--- Start MATERIAL FOR THE TASK ---

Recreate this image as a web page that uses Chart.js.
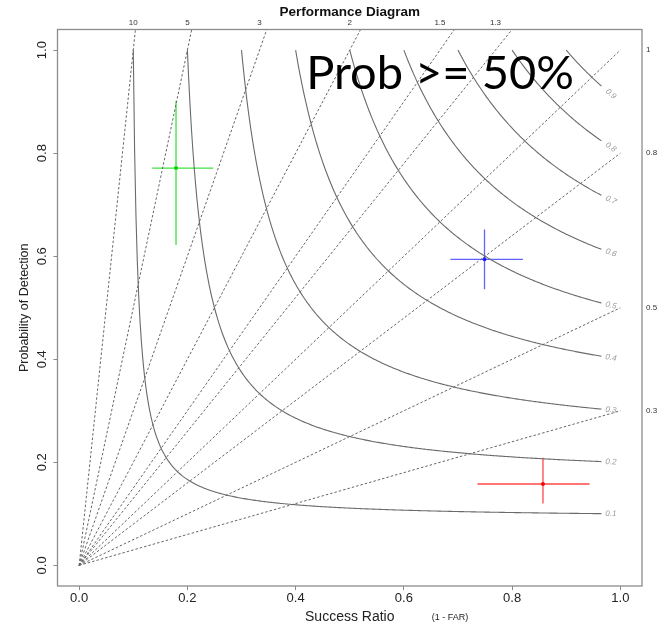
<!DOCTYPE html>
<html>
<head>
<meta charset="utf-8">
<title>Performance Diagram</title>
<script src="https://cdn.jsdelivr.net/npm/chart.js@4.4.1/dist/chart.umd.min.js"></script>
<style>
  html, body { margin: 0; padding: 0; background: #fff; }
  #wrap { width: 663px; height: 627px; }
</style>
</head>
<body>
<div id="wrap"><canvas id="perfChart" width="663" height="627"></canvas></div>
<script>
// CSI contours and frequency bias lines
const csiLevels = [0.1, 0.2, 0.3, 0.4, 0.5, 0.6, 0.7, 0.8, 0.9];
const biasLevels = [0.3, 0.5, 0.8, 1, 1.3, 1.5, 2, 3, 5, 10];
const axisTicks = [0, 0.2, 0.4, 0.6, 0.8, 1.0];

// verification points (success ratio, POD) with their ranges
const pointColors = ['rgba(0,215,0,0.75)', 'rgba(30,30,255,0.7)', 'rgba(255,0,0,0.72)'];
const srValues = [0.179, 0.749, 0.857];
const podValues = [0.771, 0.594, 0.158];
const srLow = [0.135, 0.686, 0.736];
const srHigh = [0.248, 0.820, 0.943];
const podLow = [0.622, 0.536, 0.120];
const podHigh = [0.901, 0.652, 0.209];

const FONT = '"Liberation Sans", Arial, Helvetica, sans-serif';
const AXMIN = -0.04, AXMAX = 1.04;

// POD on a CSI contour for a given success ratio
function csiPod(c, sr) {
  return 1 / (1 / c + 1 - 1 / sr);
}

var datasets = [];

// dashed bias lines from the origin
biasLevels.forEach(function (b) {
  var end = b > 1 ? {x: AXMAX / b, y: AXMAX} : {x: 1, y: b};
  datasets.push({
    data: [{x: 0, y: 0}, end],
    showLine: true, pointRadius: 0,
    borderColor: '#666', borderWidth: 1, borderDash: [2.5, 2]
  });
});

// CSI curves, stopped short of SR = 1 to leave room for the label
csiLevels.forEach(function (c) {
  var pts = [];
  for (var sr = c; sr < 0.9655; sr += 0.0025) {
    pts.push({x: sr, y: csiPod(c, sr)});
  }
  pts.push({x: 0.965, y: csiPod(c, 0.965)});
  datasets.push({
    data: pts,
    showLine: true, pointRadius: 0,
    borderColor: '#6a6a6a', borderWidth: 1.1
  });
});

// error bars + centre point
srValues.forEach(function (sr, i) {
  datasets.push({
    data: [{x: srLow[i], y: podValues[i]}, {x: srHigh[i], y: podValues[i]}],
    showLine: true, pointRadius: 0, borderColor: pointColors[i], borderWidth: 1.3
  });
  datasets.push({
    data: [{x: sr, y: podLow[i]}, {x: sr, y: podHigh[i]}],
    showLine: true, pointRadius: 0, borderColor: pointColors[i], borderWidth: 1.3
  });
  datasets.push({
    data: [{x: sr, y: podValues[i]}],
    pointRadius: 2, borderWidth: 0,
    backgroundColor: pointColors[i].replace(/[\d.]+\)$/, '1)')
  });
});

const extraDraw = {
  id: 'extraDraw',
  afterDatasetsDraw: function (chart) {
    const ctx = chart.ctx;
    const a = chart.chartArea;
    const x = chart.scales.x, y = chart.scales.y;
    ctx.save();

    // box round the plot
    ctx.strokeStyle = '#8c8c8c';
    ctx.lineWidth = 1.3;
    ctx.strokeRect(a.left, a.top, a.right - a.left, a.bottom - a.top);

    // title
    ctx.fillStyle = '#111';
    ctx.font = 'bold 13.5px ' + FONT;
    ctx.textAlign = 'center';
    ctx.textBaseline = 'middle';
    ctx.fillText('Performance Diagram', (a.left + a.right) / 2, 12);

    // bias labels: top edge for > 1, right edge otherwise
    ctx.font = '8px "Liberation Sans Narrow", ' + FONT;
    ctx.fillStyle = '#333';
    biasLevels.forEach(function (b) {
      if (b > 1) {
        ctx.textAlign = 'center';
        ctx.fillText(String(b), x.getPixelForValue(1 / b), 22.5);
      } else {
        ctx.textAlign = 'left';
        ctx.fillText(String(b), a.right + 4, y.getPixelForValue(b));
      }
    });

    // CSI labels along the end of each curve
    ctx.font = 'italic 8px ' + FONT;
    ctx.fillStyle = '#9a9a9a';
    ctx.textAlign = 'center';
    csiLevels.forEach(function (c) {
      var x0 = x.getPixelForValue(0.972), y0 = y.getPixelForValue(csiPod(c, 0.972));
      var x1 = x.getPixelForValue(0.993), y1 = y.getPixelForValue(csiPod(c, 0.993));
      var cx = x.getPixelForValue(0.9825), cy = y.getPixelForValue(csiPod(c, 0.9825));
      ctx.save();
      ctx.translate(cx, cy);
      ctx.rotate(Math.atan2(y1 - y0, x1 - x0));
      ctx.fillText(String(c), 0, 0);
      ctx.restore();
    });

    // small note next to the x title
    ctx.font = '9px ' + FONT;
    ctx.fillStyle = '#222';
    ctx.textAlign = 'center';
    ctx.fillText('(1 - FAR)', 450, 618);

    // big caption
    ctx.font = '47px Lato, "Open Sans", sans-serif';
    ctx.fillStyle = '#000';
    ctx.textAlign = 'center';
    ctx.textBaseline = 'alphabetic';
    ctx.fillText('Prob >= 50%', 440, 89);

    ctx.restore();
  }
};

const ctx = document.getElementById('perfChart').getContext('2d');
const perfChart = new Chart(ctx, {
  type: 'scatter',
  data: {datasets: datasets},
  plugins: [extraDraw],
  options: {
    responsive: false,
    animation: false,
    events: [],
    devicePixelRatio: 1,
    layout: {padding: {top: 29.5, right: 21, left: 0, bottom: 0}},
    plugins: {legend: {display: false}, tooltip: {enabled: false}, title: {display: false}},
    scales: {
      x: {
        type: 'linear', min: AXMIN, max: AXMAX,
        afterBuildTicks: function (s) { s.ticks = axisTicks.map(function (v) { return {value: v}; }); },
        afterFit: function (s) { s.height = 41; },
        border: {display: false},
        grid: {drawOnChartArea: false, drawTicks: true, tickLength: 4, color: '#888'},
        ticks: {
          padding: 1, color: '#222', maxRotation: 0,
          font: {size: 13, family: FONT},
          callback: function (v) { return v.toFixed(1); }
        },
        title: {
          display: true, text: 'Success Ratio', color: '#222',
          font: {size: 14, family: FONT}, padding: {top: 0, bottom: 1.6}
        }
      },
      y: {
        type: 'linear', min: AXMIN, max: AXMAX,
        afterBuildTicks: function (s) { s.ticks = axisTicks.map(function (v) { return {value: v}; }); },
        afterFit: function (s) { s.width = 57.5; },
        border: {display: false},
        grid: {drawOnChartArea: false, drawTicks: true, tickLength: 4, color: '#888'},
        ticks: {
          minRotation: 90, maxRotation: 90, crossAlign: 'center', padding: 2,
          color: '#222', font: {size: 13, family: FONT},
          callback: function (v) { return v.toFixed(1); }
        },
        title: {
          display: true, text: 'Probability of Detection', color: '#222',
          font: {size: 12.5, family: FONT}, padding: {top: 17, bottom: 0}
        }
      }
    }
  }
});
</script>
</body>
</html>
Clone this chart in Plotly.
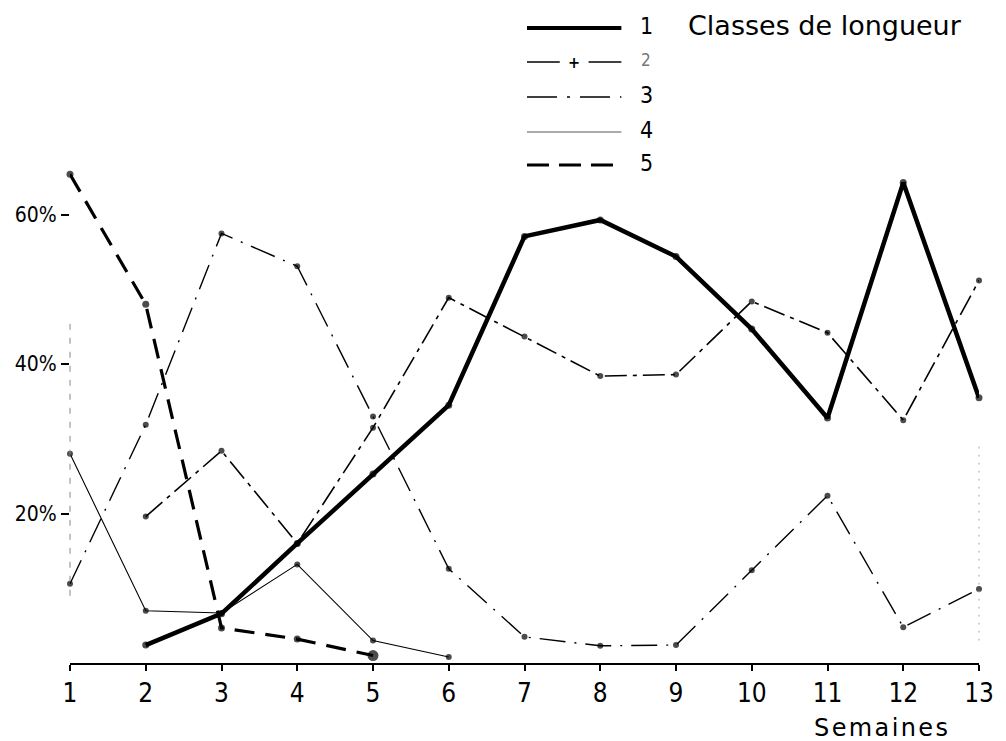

--- End MATERIAL FOR THE TASK ---

PROBLEM REQUIREMENTS = Pictures excluded, repeat exactly the lines from the top of the material through the line with "const axisTicks = [0, 0.2, 0.4, 0.6, 0.8, 1.0];", including both of those lines.

IN RESPONSE =
Recreate this image as a web page that uses Chart.js.
<!DOCTYPE html>
<html>
<head>
<meta charset="utf-8">
<title>Performance Diagram</title>
<script src="https://cdn.jsdelivr.net/npm/chart.js@4.4.1/dist/chart.umd.min.js"></script>
<style>
  html, body { margin: 0; padding: 0; background: #fff; }
  #wrap { width: 663px; height: 627px; }
</style>
</head>
<body>
<div id="wrap"><canvas id="perfChart" width="663" height="627"></canvas></div>
<script>
// CSI contours and frequency bias lines
const csiLevels = [0.1, 0.2, 0.3, 0.4, 0.5, 0.6, 0.7, 0.8, 0.9];
const biasLevels = [0.3, 0.5, 0.8, 1, 1.3, 1.5, 2, 3, 5, 10];
const axisTicks = [0, 0.2, 0.4, 0.6, 0.8, 1.0];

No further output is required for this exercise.